The Duck Syndrome: Do You Have It?

The perfect life. What does that look like for you? A perfect look? A perfect family? Perfect grades? The perfect friend group surrounding you? The perfect prayer life? This week, another article in the New York Times was written detailing the pressures of perfectionism that college students face. It’s not the first one that’s been written, highlighting once again the pressure that often leads to anxiety, depression, shame, and even suicide. After a popular student’s unexpected suicide at Penn State, a task force was formed to examine mental health on campus and, among other things, it “recognized a potentially life-threatening aspect of campus culture: Penn Face.”

It continues:

“An apothegm long used by students to describe the practice of acting happy and self-assured even when sad or stressed, Penn Face is so widely employed that it has showed up in skits performed during freshman orientation.

While the appellation is unique to Penn, the behavior is not. In 2003, Duke jolted academe with a report describing how its female students felt pressure to be “effortlessly perfect”: smart, accomplished, fit, beautiful and popular, all without visible effort. At Stanford, it’s called the Duck Syndrome. A duck appears to glide calmly across the water, while beneath the surface it frantically, relentlessly paddles. “

Can’t we all relate to this “Duck Syndrome” at times, or to the desire to be “effortlessly perfect”? We all put up fronts, images (hello, Instagram) of ourselves that make us look like we have it all together. We try really hard to do godly things, program our kids’ behavior in public, manicure the front lawn, get our hair and makeup ‘just right’, and make sure that we’re living up to the standards we think others expect of us – or that we expect of ourselves.

But if we’ve lived only a few days in the real world, we soon see that this striving is to no avail. When everyone around you seems so amazing and put together, we compare and notice all the millions of ways our life doesn’t quite measure up. Who are we compared to them? We are all paddling frantically under our gliding, calm faces. We are all like ducks, and we’re wearing ourselves out just trying to keep up.

But you can’t keep up. That’s why we need God’s grace. Instead of looking inward, instead of trying to impress, what if we remembered that perfection isn’t required of us? We are made perfect only in Jesus – the only one who is perfect and the only one in whom we can boast.

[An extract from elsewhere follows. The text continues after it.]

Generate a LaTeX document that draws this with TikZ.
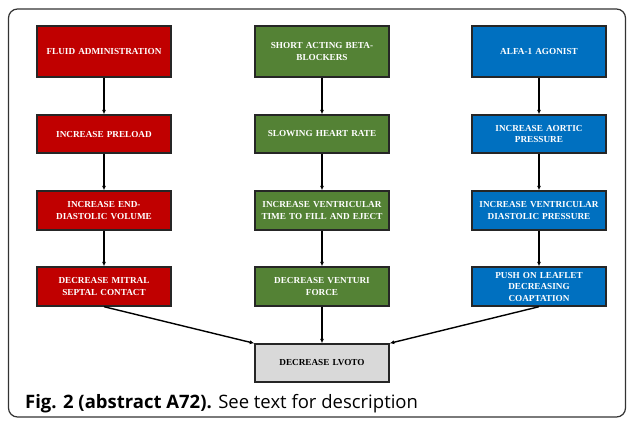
\documentclass[tikz,border=0pt]{standalone}
\usepackage{fontspec}
\setmainfont{Liberation Serif}
\newfontfamily\capfont{Open Sans}
\usetikzlibrary{arrows.meta}
\definecolor{boxred}{HTML}{C00000}
\definecolor{boxgreen}{HTML}{548235}
\definecolor{boxblue}{HTML}{0070C0}
\definecolor{boxgray}{HTML}{D9D9D9}
\definecolor{framegray}{HTML}{333333}
\begin{document}
\begin{tikzpicture}[x=1pt,y=-1pt,
  box/.style={draw=black!85, line width=1.4pt, minimum width=134pt, inner sep=2pt,
    text width=128pt, align=center, font=\fontsize{9.2}{11.5}\selectfont\bfseries, text=white},
  redbox/.style={box, fill=boxred},
  greenbox/.style={box, fill=boxgreen},
  bluebox/.style={box, fill=boxblue},
  graybox/.style={box, fill=boxgray, text=black},
  arr/.style={line width=1.4pt, -{Latex[length=4.5pt,width=4pt]}}]
\useasboundingbox (0,0) rectangle (627,426);
\draw[framegray, line width=1.2pt, rounded corners=9pt] (8.5,9) rectangle (625.5,417);
% red column
\node[redbox, minimum height=51pt] (r1) at (104,51.5) {FLUID ADMINISTRATION};
\node[redbox, minimum height=38pt] (r2) at (104,134) {INCREASE PRELOAD};
\node[redbox, minimum height=39pt] (r3) at (104,210.5) {INCREASE END-\\DIASTOLIC VOLUME};
\node[redbox, minimum height=39pt] (r4) at (104,286.5) {DECREASE MITRAL\\SEPTAL CONTACT};
% green column
\node[greenbox, minimum height=51pt] (g1) at (322,51.5) {SHORT ACTING BETA-\\BLOCKERS};
\node[greenbox, minimum height=38pt] (g2) at (322,134) {SLOWING HEART RATE};
\node[greenbox, minimum height=39pt] (g3) at (322,210.5) {INCREASE VENTRICULAR\\TIME TO FILL AND EJECT};
\node[greenbox, minimum height=39pt] (g4) at (322,286.5) {DECREASE VENTURI\\FORCE};
% blue column
\node[bluebox, minimum height=51pt] (b1) at (539,51.5) {ALFA-1 AGONIST};
\node[bluebox, minimum height=38pt] (b2) at (539,134) {INCREASE AORTIC\\PRESSURE};
\node[bluebox, minimum height=39pt] (b3) at (539,210.5) {INCREASE VENTRICULAR\\DIASTOLIC PRESSURE};
\node[bluebox, minimum height=39pt] (b4) at (539,286.5) {PUSH ON LEAFLET\\DECREASING\\COAPTATION};
% result
\node[graybox, minimum height=38pt] (res) at (322,363) {DECREASE LVOTO};
% arrows
\draw[arr] (r1) -- (r2);
\draw[arr] (r2) -- (r3);
\draw[arr] (r3) -- (r4);
\draw[arr] (g1) -- (g2);
\draw[arr] (g2) -- (g3);
\draw[arr] (g3) -- (g4);
\draw[arr] (b1) -- (b2);
\draw[arr] (b2) -- (b3);
\draw[arr] (b3) -- (b4);
\draw[arr] (r4.south) -- (res.north west);
\draw[arr] (g4) -- (res);
\draw[arr] (b4.south) -- (res.north east);
% caption
\node[anchor=base west, inner sep=0pt, font=\capfont\fontsize{18.5}{22}\selectfont] (cap) at (25,408)
  {\textbf{Fig. 2 (abstract A72).} See text for description};
\end{tikzpicture}
\end{document}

So I want to practice imperfection, of being in a perpetual state of need – because that’s my reality. Here’s what this might look like…

  1. Share your struggles (and actually think about what they are). What’s actually going on in my heart? My marriage? My family? My relationships? What are my doubts? Tell friends the sorry state of your soul without Jesus.
  1. Ask for help. This implies vulnerability, because it feels as though we’re a burden to someone else, and that makes us feel guilty – something we need to choose to ignore.
  1. Let others see you in your pajamas and without makeup, and your house without the vacuum that it so desperately needs. You don’t live in a Pottery Barn catalog.
  1. Don’t hide the fact that sometimes, you give your kids regular Goldfish crackers rather than the organic, GMO-free Cheddar Bunnies, or that you let your kids eat the mystery hot dog rather than the grass-fed all beef one from the farmer’s market.

Trying harder won’t make us do everything right. Trying harder won’t make us perfect. It will wear us out and plunge us into a place where God’s grace can’t flood over us. May we care more about what’s under the surface, the true state of our hearts, than the image gliding forth.